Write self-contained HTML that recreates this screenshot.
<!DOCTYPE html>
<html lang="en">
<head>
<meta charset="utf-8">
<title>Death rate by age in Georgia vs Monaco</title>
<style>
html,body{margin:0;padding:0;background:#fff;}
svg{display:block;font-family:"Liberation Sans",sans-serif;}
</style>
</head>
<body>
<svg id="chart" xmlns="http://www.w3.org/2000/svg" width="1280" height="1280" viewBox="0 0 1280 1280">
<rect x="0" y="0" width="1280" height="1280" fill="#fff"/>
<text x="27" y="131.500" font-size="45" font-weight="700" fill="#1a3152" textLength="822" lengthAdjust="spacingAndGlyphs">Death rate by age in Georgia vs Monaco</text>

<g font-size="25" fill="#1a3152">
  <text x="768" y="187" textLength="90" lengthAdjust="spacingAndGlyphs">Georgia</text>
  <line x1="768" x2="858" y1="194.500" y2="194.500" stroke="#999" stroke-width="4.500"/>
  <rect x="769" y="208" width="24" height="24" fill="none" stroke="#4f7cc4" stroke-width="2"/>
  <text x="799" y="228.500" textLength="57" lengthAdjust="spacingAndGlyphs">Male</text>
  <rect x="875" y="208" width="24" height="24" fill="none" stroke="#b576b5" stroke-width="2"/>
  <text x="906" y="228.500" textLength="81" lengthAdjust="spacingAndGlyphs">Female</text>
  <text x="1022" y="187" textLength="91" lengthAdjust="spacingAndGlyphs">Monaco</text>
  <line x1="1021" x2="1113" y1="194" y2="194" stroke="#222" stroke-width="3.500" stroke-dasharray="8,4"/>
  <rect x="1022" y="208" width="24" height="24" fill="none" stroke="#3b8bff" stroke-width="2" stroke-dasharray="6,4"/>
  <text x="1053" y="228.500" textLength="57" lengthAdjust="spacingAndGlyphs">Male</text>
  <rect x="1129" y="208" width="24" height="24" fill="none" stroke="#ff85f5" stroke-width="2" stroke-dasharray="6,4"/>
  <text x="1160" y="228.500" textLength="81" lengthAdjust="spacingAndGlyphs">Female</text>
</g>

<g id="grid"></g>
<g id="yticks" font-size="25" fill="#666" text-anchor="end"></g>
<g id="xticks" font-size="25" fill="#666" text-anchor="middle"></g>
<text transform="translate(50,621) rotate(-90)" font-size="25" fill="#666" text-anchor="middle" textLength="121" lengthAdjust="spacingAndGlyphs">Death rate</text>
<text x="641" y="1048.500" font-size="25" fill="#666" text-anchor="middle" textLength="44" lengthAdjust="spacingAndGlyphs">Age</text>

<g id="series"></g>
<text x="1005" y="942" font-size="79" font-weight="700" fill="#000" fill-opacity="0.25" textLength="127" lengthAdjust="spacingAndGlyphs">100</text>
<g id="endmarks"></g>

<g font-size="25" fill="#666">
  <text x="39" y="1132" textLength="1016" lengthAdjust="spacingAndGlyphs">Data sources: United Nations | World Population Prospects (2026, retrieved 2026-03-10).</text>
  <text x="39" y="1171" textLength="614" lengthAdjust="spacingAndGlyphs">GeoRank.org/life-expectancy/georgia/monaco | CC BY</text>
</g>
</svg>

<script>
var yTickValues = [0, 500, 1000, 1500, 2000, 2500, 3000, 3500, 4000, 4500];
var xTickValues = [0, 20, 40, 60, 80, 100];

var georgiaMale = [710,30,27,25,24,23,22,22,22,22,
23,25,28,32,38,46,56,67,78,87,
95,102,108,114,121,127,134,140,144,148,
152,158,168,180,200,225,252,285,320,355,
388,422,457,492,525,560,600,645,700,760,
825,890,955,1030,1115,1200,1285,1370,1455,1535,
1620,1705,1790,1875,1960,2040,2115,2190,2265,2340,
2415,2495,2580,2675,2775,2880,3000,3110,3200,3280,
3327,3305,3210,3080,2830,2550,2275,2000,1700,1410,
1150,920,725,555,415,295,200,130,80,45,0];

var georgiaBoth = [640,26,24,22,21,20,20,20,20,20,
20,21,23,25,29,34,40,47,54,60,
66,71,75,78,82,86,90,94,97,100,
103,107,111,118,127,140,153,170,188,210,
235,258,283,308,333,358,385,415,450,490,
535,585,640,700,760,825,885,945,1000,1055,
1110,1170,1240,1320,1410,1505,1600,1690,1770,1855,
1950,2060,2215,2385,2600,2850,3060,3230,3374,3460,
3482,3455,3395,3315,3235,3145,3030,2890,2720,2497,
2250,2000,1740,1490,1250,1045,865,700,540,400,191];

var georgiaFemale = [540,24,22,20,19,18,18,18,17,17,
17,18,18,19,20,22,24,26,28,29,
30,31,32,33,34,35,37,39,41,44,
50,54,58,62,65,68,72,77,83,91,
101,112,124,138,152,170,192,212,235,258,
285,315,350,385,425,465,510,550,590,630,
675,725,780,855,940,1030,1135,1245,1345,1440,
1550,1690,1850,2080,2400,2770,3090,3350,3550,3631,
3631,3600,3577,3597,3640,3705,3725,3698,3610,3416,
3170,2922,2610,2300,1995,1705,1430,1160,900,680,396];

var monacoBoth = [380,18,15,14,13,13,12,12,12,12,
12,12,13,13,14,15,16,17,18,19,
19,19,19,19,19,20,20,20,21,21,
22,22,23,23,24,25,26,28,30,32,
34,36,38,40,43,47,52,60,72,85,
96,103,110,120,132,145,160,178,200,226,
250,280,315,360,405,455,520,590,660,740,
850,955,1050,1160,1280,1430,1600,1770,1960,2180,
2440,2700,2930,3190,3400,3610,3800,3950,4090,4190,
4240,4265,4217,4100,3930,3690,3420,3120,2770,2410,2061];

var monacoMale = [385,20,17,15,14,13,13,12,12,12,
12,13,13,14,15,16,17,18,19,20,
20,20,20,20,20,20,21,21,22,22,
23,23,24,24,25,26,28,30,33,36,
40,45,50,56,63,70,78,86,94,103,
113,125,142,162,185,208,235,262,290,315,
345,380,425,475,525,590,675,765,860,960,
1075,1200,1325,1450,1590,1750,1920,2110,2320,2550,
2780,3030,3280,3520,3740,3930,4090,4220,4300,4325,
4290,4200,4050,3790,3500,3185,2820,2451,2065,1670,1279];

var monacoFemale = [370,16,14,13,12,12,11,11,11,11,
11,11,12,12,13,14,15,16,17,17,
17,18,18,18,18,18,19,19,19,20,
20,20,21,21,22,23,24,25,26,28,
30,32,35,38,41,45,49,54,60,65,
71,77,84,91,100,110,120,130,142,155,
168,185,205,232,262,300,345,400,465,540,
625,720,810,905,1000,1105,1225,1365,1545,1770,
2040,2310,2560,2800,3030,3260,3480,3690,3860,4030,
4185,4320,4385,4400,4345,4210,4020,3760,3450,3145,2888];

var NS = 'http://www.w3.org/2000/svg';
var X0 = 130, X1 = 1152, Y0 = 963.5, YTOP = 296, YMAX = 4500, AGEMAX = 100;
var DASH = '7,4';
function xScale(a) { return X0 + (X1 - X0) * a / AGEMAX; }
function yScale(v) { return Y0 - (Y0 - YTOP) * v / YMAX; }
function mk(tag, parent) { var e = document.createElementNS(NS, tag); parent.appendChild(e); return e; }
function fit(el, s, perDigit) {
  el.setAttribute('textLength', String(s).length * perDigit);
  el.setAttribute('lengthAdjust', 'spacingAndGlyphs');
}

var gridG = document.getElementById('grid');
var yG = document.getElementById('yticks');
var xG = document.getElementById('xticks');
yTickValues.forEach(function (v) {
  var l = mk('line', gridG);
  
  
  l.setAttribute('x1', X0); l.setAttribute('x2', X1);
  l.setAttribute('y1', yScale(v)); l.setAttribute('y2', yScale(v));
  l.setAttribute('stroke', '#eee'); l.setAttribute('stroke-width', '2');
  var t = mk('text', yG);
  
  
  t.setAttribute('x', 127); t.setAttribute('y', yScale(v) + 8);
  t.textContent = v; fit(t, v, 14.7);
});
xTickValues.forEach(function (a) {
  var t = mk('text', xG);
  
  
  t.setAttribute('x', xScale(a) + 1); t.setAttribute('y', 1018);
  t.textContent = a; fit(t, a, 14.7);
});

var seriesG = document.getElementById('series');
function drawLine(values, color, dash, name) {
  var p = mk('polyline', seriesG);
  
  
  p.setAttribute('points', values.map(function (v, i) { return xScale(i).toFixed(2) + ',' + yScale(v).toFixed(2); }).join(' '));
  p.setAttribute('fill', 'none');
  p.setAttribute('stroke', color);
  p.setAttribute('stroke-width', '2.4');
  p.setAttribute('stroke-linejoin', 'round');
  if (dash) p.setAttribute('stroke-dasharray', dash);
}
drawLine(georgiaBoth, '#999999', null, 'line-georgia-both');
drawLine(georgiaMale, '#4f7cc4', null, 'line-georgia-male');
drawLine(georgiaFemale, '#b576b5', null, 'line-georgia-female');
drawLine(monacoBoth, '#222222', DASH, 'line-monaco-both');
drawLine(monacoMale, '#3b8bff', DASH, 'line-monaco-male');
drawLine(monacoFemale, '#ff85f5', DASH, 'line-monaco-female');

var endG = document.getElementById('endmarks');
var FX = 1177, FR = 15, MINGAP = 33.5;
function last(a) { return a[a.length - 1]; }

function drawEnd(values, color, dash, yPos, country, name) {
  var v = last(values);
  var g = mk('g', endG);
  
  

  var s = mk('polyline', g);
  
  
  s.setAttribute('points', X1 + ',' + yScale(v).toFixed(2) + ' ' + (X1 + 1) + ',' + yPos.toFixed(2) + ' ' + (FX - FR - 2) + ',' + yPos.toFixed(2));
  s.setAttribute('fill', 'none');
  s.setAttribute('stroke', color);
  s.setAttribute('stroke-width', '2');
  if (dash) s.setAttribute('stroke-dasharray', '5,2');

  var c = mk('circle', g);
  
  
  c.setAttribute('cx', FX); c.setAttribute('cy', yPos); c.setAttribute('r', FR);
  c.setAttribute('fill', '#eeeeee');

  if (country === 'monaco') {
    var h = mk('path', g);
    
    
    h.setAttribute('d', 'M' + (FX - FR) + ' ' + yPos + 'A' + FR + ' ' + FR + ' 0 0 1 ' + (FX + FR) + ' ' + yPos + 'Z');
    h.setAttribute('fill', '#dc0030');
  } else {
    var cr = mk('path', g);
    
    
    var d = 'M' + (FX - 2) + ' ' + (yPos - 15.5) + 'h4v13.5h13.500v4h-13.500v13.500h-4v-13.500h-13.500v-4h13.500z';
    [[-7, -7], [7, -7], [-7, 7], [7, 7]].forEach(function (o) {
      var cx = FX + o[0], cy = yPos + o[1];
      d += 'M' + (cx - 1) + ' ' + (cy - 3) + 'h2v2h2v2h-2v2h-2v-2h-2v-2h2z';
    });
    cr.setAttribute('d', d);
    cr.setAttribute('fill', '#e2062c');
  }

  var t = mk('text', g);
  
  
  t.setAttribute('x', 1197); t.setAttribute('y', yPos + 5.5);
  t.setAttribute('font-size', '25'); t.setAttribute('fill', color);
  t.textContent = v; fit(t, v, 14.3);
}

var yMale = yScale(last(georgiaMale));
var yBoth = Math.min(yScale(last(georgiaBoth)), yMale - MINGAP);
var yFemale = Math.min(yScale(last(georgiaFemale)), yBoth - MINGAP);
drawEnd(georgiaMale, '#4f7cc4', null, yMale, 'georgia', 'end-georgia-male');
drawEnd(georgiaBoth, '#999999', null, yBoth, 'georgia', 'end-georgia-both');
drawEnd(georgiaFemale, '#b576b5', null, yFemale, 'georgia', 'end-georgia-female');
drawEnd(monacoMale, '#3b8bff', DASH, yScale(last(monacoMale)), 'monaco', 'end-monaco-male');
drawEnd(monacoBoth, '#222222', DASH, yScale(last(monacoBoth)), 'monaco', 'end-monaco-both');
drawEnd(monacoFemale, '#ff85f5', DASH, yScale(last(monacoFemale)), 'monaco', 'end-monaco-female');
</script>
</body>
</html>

---

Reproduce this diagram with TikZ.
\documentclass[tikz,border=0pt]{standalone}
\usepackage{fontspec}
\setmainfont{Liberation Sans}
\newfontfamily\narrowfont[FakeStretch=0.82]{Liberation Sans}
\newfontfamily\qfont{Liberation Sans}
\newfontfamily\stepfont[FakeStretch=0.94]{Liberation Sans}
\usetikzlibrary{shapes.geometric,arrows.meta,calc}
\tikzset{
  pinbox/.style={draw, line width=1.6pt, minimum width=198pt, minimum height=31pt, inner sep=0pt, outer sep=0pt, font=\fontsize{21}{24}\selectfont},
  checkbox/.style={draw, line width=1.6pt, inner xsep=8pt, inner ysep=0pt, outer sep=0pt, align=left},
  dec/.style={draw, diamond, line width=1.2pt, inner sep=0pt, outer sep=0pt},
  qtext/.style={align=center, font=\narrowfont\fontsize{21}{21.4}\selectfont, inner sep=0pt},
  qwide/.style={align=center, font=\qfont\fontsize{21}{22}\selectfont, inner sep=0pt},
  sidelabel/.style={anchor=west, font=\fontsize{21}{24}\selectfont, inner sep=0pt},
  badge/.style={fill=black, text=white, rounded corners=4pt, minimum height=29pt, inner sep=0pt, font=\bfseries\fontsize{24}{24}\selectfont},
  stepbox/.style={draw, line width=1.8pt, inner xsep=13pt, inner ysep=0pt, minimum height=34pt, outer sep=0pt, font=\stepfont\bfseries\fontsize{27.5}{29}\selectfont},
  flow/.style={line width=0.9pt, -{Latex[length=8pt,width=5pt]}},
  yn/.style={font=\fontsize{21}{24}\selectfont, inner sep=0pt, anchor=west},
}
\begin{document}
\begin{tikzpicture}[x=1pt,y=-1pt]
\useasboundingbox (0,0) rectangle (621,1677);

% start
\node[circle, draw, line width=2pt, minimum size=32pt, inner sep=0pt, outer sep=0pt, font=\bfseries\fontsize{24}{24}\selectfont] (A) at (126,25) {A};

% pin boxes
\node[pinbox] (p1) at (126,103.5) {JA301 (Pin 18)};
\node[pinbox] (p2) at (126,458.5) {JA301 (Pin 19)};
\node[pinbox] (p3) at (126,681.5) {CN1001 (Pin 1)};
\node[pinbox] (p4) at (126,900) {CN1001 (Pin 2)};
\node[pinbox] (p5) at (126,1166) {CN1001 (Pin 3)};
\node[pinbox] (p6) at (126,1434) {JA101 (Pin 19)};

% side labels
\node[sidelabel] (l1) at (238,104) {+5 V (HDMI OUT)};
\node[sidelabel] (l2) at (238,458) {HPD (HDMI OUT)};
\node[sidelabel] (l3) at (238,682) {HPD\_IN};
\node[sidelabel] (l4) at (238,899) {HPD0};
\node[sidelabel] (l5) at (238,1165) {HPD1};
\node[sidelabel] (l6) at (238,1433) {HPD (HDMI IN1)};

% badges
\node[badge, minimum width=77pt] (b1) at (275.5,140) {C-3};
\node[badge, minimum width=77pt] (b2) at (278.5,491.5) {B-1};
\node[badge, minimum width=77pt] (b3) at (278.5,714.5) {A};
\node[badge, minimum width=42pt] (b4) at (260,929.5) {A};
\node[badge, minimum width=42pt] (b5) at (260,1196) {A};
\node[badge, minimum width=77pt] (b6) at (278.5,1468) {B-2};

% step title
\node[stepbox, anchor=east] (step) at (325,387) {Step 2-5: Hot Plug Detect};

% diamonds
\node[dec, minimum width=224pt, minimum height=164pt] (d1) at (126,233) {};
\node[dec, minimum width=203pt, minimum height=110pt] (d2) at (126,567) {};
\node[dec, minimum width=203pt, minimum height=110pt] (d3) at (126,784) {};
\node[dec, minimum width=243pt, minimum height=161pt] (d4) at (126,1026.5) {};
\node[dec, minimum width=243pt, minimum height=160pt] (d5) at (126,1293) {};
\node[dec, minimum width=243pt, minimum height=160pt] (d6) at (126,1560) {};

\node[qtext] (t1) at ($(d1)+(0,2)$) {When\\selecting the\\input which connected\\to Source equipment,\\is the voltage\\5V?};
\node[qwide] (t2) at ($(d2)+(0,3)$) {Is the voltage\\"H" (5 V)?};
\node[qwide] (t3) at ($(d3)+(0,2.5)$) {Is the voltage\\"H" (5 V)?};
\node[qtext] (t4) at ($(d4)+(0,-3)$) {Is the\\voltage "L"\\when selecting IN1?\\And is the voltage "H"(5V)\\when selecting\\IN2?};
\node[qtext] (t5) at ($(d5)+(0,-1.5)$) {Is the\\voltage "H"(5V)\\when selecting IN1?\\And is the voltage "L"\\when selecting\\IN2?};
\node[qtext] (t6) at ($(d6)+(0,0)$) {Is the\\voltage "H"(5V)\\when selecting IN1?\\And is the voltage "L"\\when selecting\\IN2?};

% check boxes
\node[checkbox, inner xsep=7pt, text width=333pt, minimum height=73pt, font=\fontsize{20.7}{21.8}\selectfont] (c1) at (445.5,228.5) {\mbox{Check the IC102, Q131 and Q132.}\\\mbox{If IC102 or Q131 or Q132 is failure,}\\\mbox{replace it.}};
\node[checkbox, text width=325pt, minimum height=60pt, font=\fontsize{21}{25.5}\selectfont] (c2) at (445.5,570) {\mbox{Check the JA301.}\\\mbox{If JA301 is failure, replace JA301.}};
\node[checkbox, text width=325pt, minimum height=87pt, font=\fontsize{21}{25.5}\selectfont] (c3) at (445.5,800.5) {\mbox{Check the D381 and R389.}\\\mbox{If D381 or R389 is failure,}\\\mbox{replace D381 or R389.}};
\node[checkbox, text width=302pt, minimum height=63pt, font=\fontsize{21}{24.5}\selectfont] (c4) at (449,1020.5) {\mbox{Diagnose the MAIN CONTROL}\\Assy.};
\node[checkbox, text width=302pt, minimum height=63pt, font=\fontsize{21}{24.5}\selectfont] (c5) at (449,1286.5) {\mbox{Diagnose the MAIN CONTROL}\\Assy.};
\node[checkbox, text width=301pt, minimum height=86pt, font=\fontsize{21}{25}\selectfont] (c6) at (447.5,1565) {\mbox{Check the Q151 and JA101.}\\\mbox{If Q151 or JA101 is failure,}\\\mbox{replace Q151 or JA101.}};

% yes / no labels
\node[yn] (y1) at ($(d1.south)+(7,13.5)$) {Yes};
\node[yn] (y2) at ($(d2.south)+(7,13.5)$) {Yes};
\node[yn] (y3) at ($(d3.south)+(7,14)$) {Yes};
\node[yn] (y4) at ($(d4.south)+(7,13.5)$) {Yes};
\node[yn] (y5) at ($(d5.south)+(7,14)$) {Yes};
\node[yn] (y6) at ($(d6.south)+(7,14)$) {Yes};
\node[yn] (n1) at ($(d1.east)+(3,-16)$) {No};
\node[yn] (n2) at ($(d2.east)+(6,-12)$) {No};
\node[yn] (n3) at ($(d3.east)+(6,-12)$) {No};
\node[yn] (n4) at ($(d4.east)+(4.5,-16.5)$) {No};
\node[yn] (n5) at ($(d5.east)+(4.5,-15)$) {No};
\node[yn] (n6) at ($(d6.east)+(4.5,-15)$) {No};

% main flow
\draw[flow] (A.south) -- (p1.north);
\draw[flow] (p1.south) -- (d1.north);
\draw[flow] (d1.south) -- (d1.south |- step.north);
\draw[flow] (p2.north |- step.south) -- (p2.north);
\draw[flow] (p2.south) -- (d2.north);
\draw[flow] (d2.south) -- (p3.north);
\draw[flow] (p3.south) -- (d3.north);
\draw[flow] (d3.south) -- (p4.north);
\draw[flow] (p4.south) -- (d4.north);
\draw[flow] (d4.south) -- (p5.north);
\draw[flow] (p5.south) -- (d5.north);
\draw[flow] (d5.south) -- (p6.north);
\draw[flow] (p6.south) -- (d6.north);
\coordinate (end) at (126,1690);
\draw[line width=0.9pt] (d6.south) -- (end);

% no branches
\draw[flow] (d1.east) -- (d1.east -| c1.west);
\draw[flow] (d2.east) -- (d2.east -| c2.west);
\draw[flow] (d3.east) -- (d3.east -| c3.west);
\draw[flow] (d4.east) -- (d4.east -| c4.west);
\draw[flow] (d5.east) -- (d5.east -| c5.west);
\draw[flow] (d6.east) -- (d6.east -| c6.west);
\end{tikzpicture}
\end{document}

= Short exercise =
From the listing above, copy all lines holding the word "this".

= Exercise output =
Write self-contained HTML that recreates this screenshot.
Reproduce this diagram with TikZ.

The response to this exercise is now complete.